Find the number of lines below in which the word "this" appears, and write that number only.

········

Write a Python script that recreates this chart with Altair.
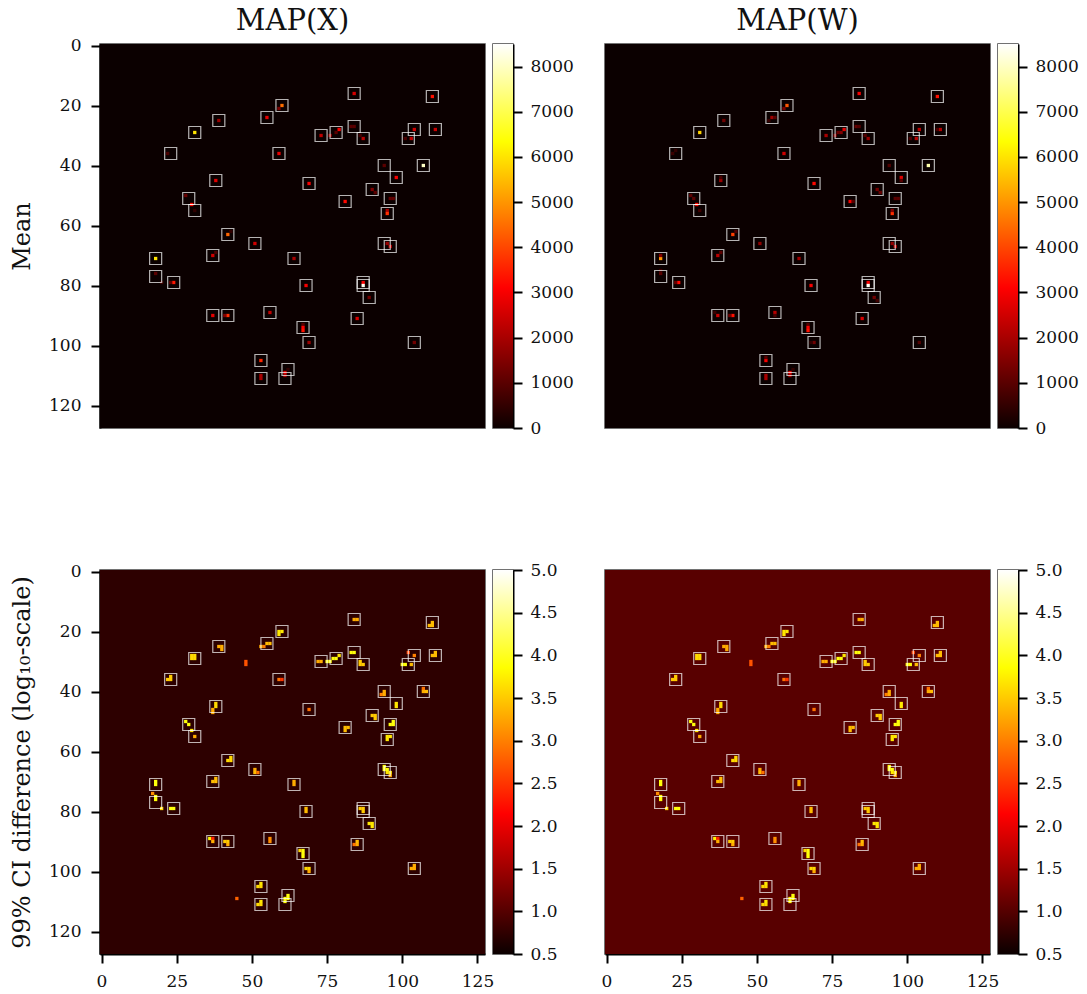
import altair as alt
import pandas as pd

alt.data_transformers.disable_max_rows()

FONT = "DejaVu Serif"
HOT_STOPS = [0.0, 0.365, 0.746, 1.0]
HOT_COLORS = ["#0b0000", "#ff0000", "#ffff00", "#ffffff"]

boxes = [(84,16),(110,17),(60,20),(55,24),(39,25),(84,27),(104,28),(111,28),(31,29),
         (78,29),(73,30),(87,31),(102,31),(59,36),(23,36),(94,40),(107,40),(98,44),(38,45),
         (69,46),(90,48),(29,51),(96,51),(81,52),(31,55),(95,56),(42,63),(51,66),(94,66),
         (96,67),(37,70),(64,71),(18,71),(18,77),(24,79),(68,80),(87,79),(87,80),(89,84),
         (37,90),(42,90),(56,89),(85,91),(67,94),(69,99),(104,99),(53,105),(62,108),(53,111),(61,111)]

mean_x_cells = [
    (60,20,4500),(59,21,1400),(55,24,2800),(39,25,1800),(31,29,6000),(73,30,2300),(76,30,1800),
    (22,36,800),(59,36,2800),(38,45,2700),(69,46,3000),(28,50,1200),(30,53,3200),(31,55,500),
    (42,63,4400),(43,62,500),(51,66,2500),(84,16,2600),(110,17,3300),(79,28,3000),(78,29,1000),
    (84,27,1000),(83,27,1000),(87,31,2200),(86,30,700),(104,28,2500),(111,28,2400),(103,31,2300),
    (101,31,800),(94,40,1000),(107,40,8000),(98,44,3000),(90,48,1500),(91,49,1000),(81,52,3200),
    (96,51,1100),(97,51,1100),(95,55,2000),(95,56,3700),(95,66,1800),(96,67,2200),(18,71,6000),
    (18,76,1000),(20,79,600),(24,79,3400),(23,79,1000),(37,70,2500),(38,69,800),(64,71,2000),
    (68,80,3000),(87,79,3000),(87,80,8400),(89,84,1300),(85,91,2600),(37,90,2800),(42,90,3700),
    (41,90,1500),(56,89,2300),(67,93,1000),(67,94,3100),(67,95,3300),(69,99,1800),(104,99,1300),
    (53,105,3600),(53,110,2000),(53,111,2000),(62,108,500),(61,109,2800),(61,110,2000),
]
mean_w_cells = [
    (84,16,3000),(110,17,3300),(60,20,4200),(59,21,1400),(55,24,1900),(56,24,1000),(54,25,600),
    (39,25,1300),(79,28,2800),(78,29,1500),(77,29,1200),(76,30,1500),(73,30,2000),(31,29,5800),
    (83,27,1100),(84,27,900),(87,31,1800),(86,30,900),(104,28,2200),(111,28,2100),(110,28,800),
    (103,31,2200),(101,31,800),(59,36,2500),(22,36,600),(23,35,500),(94,40,900),(107,40,7800),
    (98,44,2700),(98,45,1000),(69,46,3200),(38,45,1800),(38,44,800),(90,48,1300),(91,49,1200),
    (81,52,3000),(82,52,1000),(96,51,1000),(97,51,1000),(95,56,3700),(95,55,1500),(28,50,1000),
    (29,51,1000),(30,53,3200),(31,55,700),(42,63,3900),(43,62,800),(51,66,1700),(37,70,2200),
    (38,69,1000),(64,71,1900),(95,66,1700),(96,67,2200),(18,71,5000),(18,70,1500),(18,76,1000),
    (18,75,600),(24,79,3200),(23,79,1200),(53,105,3000),(53,104,1000),(68,80,3000),(87,79,3000),
    (87,80,8400),(89,84,1300),(90,85,700),(85,91,2600),(37,90,2400),(36,89,600),(42,90,3300),
    (41,90,1300),(56,89,2200),(56,90,800),(67,93,1000),(67,94,3000),(67,95,3300),(69,99,1300),
    (68,99,500),(104,99,900),(53,110,2000),(53,111,2000),(62,108,500),(61,109,2800),(61,110,2000),
]
ci_cells = [
    (59,20,3.7),(60,20,3.7),(59,21,3.7),(55,24,3.4),(56,24,3.4),(54,25,3.0),(53,25,3.3),
    (39,25,3.3),(40,25,3.3),(40,26,3.3),(30,28,3.6),(31,28,3.6),(30,29,3.6),(31,29,3.6),
    (48,30,2.7),(48,31,2.7),(22,36,3.5),(23,36,3.5),(23,35,3.5),(59,36,2.9),(60,36,2.5),
    (38,44,3.6),(38,45,3.6),(37,46,3.3),(37,47,3.3),(28,50,3.9),(29,51,3.9),(30,53,3.7),
    (31,55,3.3),(69,46,2.9),(18,70,3.9),(18,71,3.9),(17,74,3.1),(18,75,3.9),(18,76,3.9),
    (20,79,3.6),(23,79,3.9),(24,79,3.9),(37,70,3.4),(38,70,3.4),(38,69,3.4),(51,66,3.3),
    (51,67,3.4),(52,67,2.9),(42,63,3.6),(43,63,3.6),(43,62,3.6),(64,70,3.3),(64,71,3.3),
    (68,79,3.4),(68,80,3.4),(36,89,3.8),
    (37,89,2.4),(37,90,3.3),(41,90,3.5),(42,90,3.5),(42,91,3.3),(56,89,3.1),(56,90,3.1),
    (67,93,3.9),(67,94,3.9),(67,95,3.9),(66,93,3.6),(68,99,3.6),(69,99,3.6),(69,100,3.3),
    (52,105,3.6),(53,105,3.6),(53,104,3.7),(52,111,3.6),(53,111,3.6),(53,110,3.7),
    (62,108,3.9),(62,109,3.9),(61,109,3.9),(61,110,3.9),(45,109,2.8),
    (84,16,3.3),(85,16,3.3),(109,18,3.4),(110,18,3.4),(110,17,3.4),(83,27,3.9),(84,27,3.9),
    (77,29,3.9),(78,29,3.9),(79,28,3.7),(75,30,3.95),(76,30,3.95),(73,30,3.3),(72,30,3.3),
    (86,30,3.5),(86,31,3.5),(87,31,3.5),(102,27,2.6),(104,28,3.0),(100,31,3.9),(101,31,3.9),
    (103,31,3.4),(110,28,3.4),(111,28,3.4),(111,27,3.4),(93,41,3.0),(94,41,3.3),(94,40,3.3),
    (107,39,2.9),(107,40,3.3),(108,40,3.4),(98,44,3.7),(98,45,3.7),(90,48,3.5),(91,48,3.5),
    (91,49,3.5),(96,51,3.9),(97,51,3.9),(97,50,3.9),(81,52,3.4),(82,52,3.4),(81,53,3.4),
    (95,55,3.7),(96,55,3.7),(95,56,3.7),(94,65,3.9),(94,66,3.9),(95,66,3.9),(95,67,3.7),
    (96,67,3.7),(96,68,3.3),(86,79,3.5),(87,79,3.5),(87,80,3.5),(89,84,3.7),(90,84,3.7),
    (90,85,3.7),(84,91,2.9),(85,91,3.3),(85,90,3.4),(103,99,3.3),(104,99,3.3),(104,98,3.3),
]

top_ticks = [0, 1000, 2000, 3000, 4000, 5000, 6000, 7000, 8000]
bottom_ticks = [0.5, 1.0, 1.5, 2.0, 2.5, 3.0, 3.5, 4.0, 4.5, 5.0]
x_ticks = [0, 25, 50, 75, 100, 125]
y_ticks = [0, 20, 40, 60, 80, 100, 120]

W, H = 385, 384
CB_W = 20
HALF = 0.55
X_SCALE = alt.Scale(domain=[-0.5, 127.5], nice=False, zero=False)
Y_SCALE = alt.Scale(domain=[127.5, -0.5], nice=False, zero=False)


def color_scale(lo, hi):
    return alt.Scale(
        domain=[lo + s * (hi - lo) for s in HOT_STOPS],
        range=HOT_COLORS, clamp=True, interpolate="rgb",
    )


def image_panel(cells, bg, lo, hi, title=None, show_x=False, show_y=False, ytitle=None):
    rows = [dict(x0=-0.5, x1=127.5, y0=-0.5, y1=127.5, v=bg)]
    rows += [dict(x0=x - HALF, x1=x + HALF, y0=y - HALF, y1=y + HALF, v=v) for x, y, v in cells]
    box_rows = [dict(x0=x - 2, x1=x + 2, y0=y - 2, y1=y + 2) for x, y in boxes]
    x_axis = alt.Axis(values=x_ticks, title=None, labelFlush=False, labelOverlap=False) if show_x else None
    if show_y:
        y_axis = alt.Axis(values=y_ticks, title=ytitle, labelOverlap=False, titlePadding=14)
    else:
        y_axis = None
    x = alt.X("x0:Q", scale=X_SCALE, axis=x_axis)
    y = alt.Y("y0:Q", scale=Y_SCALE, axis=y_axis)
    img = alt.Chart(pd.DataFrame(rows)).mark_rect(stroke=None).encode(
        x=x, x2="x1:Q", y=y, y2="y1:Q",
        color=alt.Color("v:Q", scale=color_scale(lo, hi), legend=None),
    )
    rects = alt.Chart(pd.DataFrame(box_rows)).mark_rect(
        filled=False, stroke="#ffffff", strokeOpacity=0.7, strokeWidth=1.2
    ).encode(x=x, x2="x1:Q", y=y, y2="y1:Q")
    layers = [img, rects]
    if title:
        layers.append(alt.Chart(pd.DataFrame({"t": [title]})).mark_text(
            font=FONT, fontSize=29, color="#111111", baseline="middle", align="center"
        ).encode(text="t:N", x=alt.value(W / 2), y=alt.value(-23)))
    return alt.layer(*layers).properties(width=W, height=H)


def colorbar(lo, hi, ticks, fmt):
    grad = alt.LinearGradient(
        gradient="linear", x1=0, x2=0, y1=1, y2=0,
        stops=[alt.GradientStop(offset=s, color=c) for s, c in zip(HOT_STOPS, HOT_COLORS)],
    )
    return alt.Chart(pd.DataFrame([dict(a=lo, b=hi)])).mark_rect(color=grad).encode(
        x=alt.value(0), x2=alt.value(CB_W),
        y=alt.Y("a:Q", scale=alt.Scale(domain=[lo, hi], nice=False, zero=False),
                axis=alt.Axis(values=ticks, orient="right", title=None, format=fmt,
                              labelOverlap=False, labelFlush=False, labelPadding=8)),
        y2="b:Q",
    ).properties(width=CB_W, height=H)


def spacer():
    return alt.Chart(pd.DataFrame({"a": [0]})).mark_point(opacity=0).encode(
        x=alt.value(0), y=alt.value(0)
    ).properties(width=76, height=H, view=alt.ViewConfig(stroke=None))


panels = [
    image_panel(mean_x_cells, 0, 0, 8500, title="MAP(X)", show_y=True, ytitle="Mean"),
    colorbar(0, 8500, top_ticks, "d"),
    spacer(),
    image_panel(mean_w_cells, 0, 0, 8500, title="MAP(W)"),
    colorbar(0, 8500, top_ticks, "d"),
    image_panel(ci_cells, 0.73, 0.5, 5.0, show_x=True, show_y=True,
                ytitle="99% CI difference (log₁₀-scale)"),
    colorbar(0.5, 5.0, bottom_ticks, ".1f"),
    spacer(),
    image_panel(ci_cells, 1.02, 0.5, 5.0, show_x=True),
    colorbar(0.5, 5.0, bottom_ticks, ".1f"),
]

chart = alt.concat(*panels, columns=5, spacing={"row": 142, "column": 8}, bounds="flush").resolve_scale(
    color="independent"
).properties(
    padding={"left": 1, "top": -2, "right": -1, "bottom": 0},
    background="white",
).configure_view(stroke="#444444", strokeWidth=1.5).configure_axis(
    labelFont=FONT, labelFontSize=17, labelColor="#111111", titleFont=FONT, titleFontSize=24,
    titleFontWeight="normal", titleColor="#111111", tickSize=9, tickWidth=2, tickColor="#000000",
    domainColor="#000000", domainWidth=2, grid=False, labelPadding=10,
)

chart.save("out.html", embed_options={"renderer": "svg", "actions": False})
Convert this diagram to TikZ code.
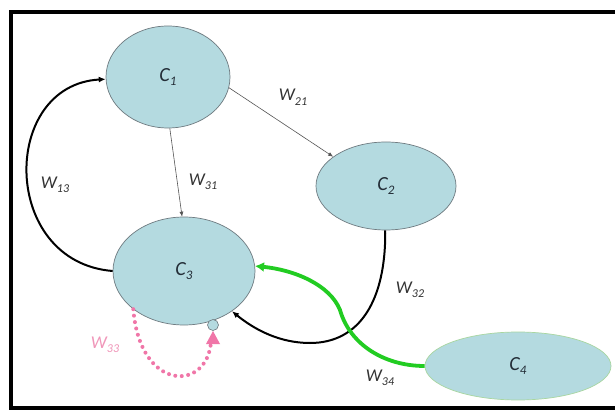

········

Exercise response: 2